Особое место в рассмотренной группе рельефов занимает подвеска из кости (см. рис. 7; частная коллекция, г. Улан-Батор; кость, 1,51,5; XVIII (?) в.). Форма подвески указывает: образ Цагаан Эбугена почитаем настолько, что его изображение носят на шее как оберег. Подвеска искусно исполнена. Хозяин Земли помещен в замкнутом пространстве скалистой пещеры. По левую сторону ее растет дерево, изгиб которого выразительно подчеркивает очертание грота. Композиция двупланова. Особенно это заметно в верхней части подвески, где глубина пещеры подчеркнута тенью от камня, падающей на лоб и тело Старца. В нижней части объем плавно переходит в плоскость. Светлый тон кости позволяет смягчить метафизическую пристальность взгляда, устремленного вдаль из-под приподнятых бровей. Этому служат и неглубокие морщины на лбу как будто чем-то озабоченного Старца. Полузакрытые губы обрамлены бородой и усами. Образ облагорожен, смягчен, эстетизирован. Перед нами божество, оберегающее уже самим своим всевидящим взглядом.

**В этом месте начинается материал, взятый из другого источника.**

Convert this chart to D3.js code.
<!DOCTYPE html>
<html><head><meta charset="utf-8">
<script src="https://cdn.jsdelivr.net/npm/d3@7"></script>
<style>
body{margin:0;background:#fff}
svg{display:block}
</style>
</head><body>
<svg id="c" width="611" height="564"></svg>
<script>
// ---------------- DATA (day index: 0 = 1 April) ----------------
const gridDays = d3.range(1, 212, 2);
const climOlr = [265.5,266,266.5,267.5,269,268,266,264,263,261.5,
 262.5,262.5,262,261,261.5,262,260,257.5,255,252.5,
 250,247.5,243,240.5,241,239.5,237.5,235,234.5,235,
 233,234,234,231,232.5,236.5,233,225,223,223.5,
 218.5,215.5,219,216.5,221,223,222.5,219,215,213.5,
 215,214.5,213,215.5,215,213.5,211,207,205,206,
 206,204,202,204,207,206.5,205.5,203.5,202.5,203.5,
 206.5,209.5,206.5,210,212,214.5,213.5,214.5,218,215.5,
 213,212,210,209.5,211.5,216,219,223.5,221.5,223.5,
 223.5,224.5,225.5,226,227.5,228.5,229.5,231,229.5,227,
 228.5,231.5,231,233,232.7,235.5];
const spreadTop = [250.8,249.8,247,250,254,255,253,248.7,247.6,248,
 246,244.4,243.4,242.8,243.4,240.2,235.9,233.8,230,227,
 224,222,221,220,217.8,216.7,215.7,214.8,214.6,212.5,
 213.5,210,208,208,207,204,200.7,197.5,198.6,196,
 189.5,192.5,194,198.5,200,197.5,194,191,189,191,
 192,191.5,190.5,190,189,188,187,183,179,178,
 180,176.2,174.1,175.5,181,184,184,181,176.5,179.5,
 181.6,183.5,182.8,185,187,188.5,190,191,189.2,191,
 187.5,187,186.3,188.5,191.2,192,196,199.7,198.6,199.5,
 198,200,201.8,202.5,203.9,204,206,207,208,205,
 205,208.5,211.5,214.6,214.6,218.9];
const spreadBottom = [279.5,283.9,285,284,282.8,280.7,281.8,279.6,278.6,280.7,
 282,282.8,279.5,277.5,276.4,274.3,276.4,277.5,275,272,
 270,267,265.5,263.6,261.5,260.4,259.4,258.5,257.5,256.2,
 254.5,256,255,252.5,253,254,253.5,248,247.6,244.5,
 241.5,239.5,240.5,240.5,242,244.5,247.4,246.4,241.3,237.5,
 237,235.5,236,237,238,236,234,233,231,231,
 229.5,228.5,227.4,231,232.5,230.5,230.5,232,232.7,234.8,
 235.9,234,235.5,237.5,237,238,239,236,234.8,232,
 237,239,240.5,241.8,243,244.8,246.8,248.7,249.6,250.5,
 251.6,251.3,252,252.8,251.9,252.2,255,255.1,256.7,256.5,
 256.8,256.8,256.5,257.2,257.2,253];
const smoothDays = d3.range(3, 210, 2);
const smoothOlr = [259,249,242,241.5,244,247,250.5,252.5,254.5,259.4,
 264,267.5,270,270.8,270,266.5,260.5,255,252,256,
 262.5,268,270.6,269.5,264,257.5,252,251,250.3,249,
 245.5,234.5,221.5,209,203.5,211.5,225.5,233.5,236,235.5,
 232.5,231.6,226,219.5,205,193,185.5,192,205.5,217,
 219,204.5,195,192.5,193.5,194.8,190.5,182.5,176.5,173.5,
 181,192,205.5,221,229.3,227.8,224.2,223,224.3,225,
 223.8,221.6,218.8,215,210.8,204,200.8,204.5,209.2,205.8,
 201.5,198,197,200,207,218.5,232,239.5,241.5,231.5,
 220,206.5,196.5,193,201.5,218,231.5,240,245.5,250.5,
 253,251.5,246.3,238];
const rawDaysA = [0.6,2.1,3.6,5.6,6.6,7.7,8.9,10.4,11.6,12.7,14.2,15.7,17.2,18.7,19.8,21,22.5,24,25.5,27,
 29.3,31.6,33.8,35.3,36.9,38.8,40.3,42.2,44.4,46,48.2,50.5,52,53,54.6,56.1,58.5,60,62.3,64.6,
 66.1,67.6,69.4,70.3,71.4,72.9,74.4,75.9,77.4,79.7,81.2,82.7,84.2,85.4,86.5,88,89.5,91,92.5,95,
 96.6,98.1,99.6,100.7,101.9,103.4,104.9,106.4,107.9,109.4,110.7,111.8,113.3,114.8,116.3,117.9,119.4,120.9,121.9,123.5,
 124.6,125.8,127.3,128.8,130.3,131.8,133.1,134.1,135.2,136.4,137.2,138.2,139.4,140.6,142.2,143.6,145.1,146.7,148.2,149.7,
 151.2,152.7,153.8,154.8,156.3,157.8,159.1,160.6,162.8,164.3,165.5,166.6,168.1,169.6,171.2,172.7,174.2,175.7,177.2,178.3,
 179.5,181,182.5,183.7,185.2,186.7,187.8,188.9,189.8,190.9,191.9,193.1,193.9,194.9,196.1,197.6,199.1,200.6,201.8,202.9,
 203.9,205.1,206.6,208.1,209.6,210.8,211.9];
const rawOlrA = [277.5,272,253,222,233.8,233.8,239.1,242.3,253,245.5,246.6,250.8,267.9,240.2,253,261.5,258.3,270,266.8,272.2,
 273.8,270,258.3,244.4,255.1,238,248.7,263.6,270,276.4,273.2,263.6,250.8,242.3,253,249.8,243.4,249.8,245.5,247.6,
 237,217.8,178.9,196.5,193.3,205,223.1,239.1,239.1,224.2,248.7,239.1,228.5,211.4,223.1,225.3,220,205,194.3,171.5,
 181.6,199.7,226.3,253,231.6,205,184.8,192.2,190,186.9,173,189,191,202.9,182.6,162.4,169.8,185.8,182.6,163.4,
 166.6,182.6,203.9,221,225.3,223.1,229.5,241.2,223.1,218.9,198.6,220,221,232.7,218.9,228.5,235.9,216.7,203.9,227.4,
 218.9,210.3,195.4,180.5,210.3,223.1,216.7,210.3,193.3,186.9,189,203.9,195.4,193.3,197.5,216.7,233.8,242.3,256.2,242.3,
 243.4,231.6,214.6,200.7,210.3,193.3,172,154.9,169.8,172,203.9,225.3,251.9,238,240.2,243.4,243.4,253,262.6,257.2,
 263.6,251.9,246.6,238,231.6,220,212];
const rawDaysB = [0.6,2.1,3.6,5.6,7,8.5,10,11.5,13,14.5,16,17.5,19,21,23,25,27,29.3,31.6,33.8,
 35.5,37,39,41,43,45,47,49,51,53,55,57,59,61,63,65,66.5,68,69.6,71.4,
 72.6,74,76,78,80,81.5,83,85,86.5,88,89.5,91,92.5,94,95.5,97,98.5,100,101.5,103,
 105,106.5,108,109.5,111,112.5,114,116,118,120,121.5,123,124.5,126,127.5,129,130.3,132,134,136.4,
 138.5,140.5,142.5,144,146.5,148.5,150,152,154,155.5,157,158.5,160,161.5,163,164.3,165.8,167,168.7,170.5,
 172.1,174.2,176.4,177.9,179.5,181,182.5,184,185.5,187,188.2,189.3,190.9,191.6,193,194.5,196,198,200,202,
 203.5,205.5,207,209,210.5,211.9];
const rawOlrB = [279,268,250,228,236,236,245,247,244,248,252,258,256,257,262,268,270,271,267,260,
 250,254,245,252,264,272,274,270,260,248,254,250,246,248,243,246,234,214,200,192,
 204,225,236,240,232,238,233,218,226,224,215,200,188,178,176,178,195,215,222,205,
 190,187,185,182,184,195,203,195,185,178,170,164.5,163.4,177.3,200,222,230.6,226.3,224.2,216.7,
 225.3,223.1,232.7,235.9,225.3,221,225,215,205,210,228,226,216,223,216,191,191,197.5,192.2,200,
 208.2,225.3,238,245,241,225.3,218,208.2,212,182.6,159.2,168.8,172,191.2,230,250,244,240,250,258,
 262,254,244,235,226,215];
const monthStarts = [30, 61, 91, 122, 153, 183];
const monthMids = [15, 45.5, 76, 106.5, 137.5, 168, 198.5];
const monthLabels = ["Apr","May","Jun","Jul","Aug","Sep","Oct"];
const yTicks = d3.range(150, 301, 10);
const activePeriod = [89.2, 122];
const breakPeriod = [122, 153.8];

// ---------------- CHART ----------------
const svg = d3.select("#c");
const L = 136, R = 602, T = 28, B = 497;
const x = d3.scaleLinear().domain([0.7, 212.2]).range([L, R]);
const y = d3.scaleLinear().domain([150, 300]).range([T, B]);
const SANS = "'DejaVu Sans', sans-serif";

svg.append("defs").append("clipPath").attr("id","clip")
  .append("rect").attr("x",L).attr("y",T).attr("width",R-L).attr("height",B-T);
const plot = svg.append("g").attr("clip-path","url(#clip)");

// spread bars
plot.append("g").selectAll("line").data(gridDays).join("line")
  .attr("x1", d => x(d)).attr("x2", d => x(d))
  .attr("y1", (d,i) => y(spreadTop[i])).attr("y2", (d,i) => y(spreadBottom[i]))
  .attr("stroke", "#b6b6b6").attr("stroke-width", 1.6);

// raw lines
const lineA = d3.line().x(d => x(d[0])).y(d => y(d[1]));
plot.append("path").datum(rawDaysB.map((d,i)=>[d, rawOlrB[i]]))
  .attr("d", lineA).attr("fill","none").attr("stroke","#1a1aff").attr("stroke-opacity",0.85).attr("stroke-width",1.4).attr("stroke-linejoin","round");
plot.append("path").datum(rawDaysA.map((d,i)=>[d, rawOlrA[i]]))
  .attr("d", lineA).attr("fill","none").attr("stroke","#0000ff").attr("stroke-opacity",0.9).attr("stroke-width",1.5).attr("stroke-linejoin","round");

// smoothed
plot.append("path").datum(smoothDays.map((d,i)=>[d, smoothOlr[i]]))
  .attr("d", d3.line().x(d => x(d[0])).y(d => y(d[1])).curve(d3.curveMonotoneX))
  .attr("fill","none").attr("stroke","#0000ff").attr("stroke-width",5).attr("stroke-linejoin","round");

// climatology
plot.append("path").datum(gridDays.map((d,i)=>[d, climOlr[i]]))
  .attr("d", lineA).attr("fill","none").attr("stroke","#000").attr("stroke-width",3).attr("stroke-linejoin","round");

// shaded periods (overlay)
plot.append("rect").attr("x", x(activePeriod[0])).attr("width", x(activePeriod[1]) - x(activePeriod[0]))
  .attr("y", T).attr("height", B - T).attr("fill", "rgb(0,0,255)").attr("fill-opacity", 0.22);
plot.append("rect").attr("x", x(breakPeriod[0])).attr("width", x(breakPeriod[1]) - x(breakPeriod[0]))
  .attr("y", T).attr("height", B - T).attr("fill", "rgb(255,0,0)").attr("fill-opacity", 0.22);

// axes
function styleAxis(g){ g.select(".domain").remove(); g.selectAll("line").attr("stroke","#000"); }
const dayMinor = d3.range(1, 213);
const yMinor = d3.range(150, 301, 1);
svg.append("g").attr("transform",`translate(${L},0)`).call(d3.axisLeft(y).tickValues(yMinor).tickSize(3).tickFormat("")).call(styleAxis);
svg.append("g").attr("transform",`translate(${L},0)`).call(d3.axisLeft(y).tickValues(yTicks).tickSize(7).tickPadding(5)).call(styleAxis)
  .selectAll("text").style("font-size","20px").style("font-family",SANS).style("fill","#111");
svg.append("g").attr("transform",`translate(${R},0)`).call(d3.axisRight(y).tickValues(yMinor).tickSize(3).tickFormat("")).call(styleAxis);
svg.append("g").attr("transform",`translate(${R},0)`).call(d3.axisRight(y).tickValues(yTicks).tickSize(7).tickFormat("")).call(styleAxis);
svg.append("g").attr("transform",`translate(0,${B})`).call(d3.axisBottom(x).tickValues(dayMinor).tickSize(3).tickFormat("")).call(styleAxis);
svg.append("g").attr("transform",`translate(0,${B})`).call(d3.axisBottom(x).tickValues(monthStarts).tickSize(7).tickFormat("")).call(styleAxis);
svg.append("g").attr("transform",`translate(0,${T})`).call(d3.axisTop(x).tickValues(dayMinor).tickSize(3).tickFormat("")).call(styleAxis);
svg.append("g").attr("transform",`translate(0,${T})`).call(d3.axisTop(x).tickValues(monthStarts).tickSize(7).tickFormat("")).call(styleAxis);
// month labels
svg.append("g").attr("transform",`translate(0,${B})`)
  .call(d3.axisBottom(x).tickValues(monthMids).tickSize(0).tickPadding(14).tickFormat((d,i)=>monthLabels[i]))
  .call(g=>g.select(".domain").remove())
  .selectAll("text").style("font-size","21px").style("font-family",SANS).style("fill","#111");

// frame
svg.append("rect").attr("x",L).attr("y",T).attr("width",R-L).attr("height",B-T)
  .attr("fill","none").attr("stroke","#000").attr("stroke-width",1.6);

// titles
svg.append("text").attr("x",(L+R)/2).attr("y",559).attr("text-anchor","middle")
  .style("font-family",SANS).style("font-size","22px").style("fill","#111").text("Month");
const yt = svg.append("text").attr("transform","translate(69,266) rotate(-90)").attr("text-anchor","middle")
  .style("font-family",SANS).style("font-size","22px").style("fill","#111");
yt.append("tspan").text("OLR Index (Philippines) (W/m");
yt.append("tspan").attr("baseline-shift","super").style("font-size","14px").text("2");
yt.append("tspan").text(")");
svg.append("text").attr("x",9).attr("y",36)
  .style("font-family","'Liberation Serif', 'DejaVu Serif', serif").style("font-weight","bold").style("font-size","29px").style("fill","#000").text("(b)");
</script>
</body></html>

Третью группу изображений Цагаан Эбугена составляют живописные произведения – танки, буддийские иконы, где Белый Старец, сутра о котором была официально включена в свод буддийских сутр во второй половине XVIII в., представлен в ипостаси милосердного божества. Ярким выражением этой традиции можно считать образ Хозяина Земли на внешней стороне створки ворот общинного храма Шутэн (поклонение) монастыря Баруун хурээ (рис. 8), называемого ныне Шанхийн Хийд (провинция Увурхангай).

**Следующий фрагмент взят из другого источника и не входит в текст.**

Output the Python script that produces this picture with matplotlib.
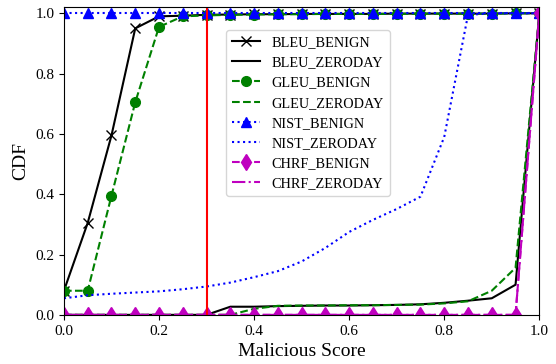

Замысел строительства монастыря в этой местности принадлежал выдающемуся деятелю монгольской культуры, скульптору и живописцу Джевзундамба хутухта Дзанбазару (1635–1723). Дзанбазар был многосторонне образованным, исключительно даровитым человеком и считается основоположником монгольской школы буддийского искусства. И в скульптуре, и в живописи он стремился создать образ обожествленного человека, сосредоточенного на Великом предмете созерцания. Хотя художники и должны были строго следовать канонам, установленным буддизмом, школа, основанная Дзанбазаром, отличалась творческим постижением его. Здесь создавался образ глубоко одухотворенного и одновременно очеловеченного божества. Не случайно непосредственные ученики Дзанбазара и монгольские мастера последующих эпох брали за образец его модели, воплощавшие национальный идеал красоты.

В 1654 г. Дзанбазар вместе со своим родным братом Билбидоржи кочевал в местности Шанх. Ландшафт открылся ему во всей силе и красоте. Гряда близких к правильным очертаниям невысоких гор, плавно текущая у подножия река, высокий купол небес – все располагало к глубокому молитвенному созерцанию. И Дзанбазар, который был первым халхасским Джезундамба хутухтой, заложил в местности Шанх монастырь, оставив брату уникальные буддийские сутры, предметы искусства и реликвии. В XVII–XIX вв. здесь было построено множество храмов, от которых ныне остались лишь фундаменты. Только общинный храм Шутэн дошел до наших дней.